Exercise aim
Go through the data below. List every line that holds the word "with".

═════ Data in this exercise ═════

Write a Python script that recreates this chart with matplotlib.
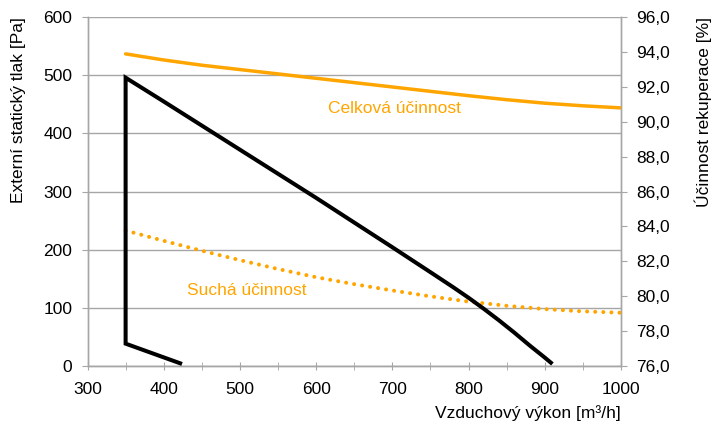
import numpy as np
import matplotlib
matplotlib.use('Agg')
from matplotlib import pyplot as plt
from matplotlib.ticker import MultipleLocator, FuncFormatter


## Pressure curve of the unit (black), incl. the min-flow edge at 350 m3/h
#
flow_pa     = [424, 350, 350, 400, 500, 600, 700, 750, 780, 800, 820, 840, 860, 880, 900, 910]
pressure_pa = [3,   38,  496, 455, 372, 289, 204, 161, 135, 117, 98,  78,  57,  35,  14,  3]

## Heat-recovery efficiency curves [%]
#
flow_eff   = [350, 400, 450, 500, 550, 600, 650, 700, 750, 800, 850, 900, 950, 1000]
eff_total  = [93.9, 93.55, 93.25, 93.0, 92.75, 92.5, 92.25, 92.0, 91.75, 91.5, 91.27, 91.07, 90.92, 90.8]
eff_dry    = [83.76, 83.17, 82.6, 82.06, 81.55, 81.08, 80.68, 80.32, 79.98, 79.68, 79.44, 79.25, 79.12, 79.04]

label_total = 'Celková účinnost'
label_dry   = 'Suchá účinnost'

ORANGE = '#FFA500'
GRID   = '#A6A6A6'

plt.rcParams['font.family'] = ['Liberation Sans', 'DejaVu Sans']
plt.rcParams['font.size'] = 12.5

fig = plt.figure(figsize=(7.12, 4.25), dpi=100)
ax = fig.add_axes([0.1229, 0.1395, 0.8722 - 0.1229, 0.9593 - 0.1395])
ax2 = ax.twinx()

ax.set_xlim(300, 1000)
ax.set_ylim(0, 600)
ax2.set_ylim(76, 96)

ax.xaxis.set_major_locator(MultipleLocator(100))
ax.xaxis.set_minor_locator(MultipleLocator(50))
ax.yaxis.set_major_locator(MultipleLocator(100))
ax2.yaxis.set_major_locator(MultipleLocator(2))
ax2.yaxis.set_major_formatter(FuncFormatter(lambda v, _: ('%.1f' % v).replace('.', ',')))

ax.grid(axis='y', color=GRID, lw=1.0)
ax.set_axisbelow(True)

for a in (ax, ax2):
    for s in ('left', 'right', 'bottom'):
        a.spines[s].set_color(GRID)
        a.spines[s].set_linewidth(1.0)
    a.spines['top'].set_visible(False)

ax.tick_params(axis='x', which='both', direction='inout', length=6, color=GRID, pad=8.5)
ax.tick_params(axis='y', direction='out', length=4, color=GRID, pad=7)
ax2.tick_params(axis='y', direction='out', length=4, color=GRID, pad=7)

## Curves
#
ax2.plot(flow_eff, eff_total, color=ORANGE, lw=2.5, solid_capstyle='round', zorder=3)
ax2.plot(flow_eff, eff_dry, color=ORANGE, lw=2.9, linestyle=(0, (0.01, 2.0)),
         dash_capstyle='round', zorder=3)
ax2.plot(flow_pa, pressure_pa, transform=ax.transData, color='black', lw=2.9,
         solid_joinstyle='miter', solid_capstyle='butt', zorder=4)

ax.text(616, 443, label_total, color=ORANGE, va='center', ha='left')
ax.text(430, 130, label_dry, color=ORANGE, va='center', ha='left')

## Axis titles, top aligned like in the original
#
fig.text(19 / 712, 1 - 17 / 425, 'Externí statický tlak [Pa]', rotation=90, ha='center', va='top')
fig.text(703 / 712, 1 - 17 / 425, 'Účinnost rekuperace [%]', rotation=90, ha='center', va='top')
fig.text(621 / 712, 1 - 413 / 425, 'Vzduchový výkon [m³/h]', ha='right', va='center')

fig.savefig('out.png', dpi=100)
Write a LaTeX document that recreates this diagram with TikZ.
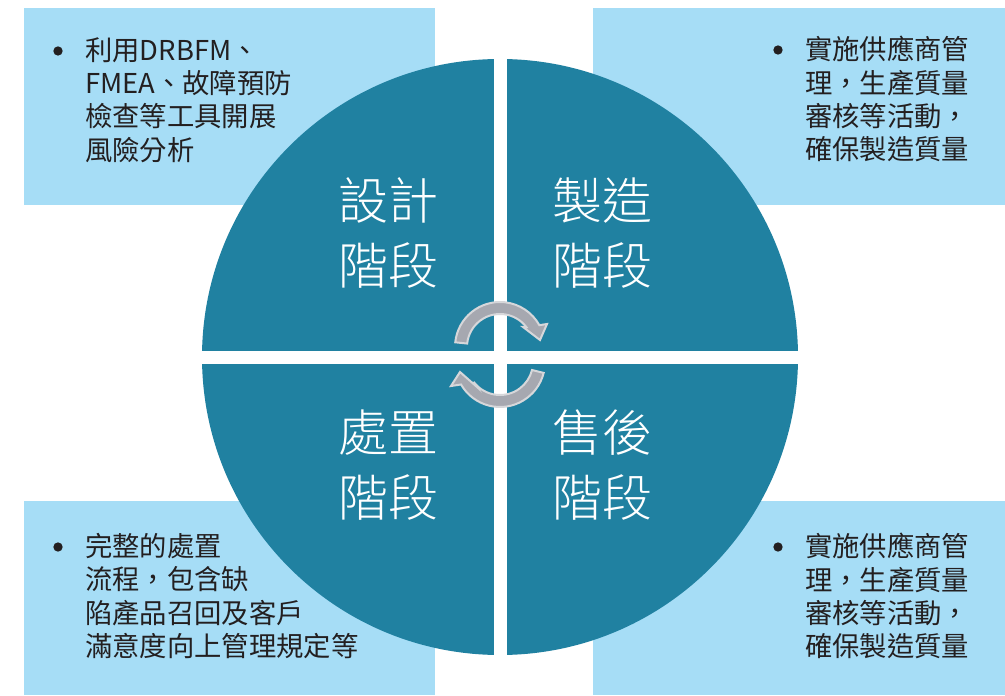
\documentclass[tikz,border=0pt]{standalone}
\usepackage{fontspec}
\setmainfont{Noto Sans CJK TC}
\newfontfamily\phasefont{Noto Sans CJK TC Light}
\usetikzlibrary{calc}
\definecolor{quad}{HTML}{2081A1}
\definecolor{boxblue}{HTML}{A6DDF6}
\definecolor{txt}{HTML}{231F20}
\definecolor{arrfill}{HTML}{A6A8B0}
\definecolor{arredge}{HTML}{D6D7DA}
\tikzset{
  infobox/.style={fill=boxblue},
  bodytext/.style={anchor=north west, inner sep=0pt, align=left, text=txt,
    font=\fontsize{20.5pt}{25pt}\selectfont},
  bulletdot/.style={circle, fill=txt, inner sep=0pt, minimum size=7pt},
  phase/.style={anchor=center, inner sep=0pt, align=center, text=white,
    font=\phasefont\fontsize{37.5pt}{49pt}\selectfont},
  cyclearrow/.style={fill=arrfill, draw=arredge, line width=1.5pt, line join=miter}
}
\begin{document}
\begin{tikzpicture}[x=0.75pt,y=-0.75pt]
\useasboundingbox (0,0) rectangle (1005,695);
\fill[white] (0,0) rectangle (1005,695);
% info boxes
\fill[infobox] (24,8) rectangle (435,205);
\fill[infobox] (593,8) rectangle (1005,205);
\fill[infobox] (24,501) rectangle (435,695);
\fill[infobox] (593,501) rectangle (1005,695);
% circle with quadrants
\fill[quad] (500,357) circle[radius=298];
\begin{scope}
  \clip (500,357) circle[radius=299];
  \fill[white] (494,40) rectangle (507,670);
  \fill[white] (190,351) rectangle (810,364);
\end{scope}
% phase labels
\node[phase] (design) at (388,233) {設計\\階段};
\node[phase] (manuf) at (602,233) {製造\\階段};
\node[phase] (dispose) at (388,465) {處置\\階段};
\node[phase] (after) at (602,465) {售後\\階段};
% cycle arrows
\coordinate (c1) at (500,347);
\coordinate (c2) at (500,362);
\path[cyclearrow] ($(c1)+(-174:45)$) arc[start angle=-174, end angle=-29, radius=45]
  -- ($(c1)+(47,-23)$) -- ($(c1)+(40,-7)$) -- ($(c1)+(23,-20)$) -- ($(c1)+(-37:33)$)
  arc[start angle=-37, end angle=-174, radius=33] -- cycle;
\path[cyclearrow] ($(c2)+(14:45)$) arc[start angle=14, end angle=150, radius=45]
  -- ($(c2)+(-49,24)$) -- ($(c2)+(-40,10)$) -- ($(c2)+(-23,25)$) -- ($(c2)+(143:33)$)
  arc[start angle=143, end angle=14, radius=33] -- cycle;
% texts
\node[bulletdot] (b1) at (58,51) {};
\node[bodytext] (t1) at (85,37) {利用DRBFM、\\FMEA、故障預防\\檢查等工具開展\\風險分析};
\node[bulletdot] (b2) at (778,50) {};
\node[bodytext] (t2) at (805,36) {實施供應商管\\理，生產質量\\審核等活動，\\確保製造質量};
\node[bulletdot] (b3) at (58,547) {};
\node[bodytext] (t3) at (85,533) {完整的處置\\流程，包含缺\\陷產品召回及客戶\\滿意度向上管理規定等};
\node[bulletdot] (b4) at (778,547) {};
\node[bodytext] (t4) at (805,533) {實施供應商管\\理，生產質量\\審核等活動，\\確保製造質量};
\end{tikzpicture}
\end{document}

═════

Exercise solution
Write a Python script that recreates this chart with matplotlib.
Write a LaTeX document that recreates this diagram with TikZ.
% circle with quadrants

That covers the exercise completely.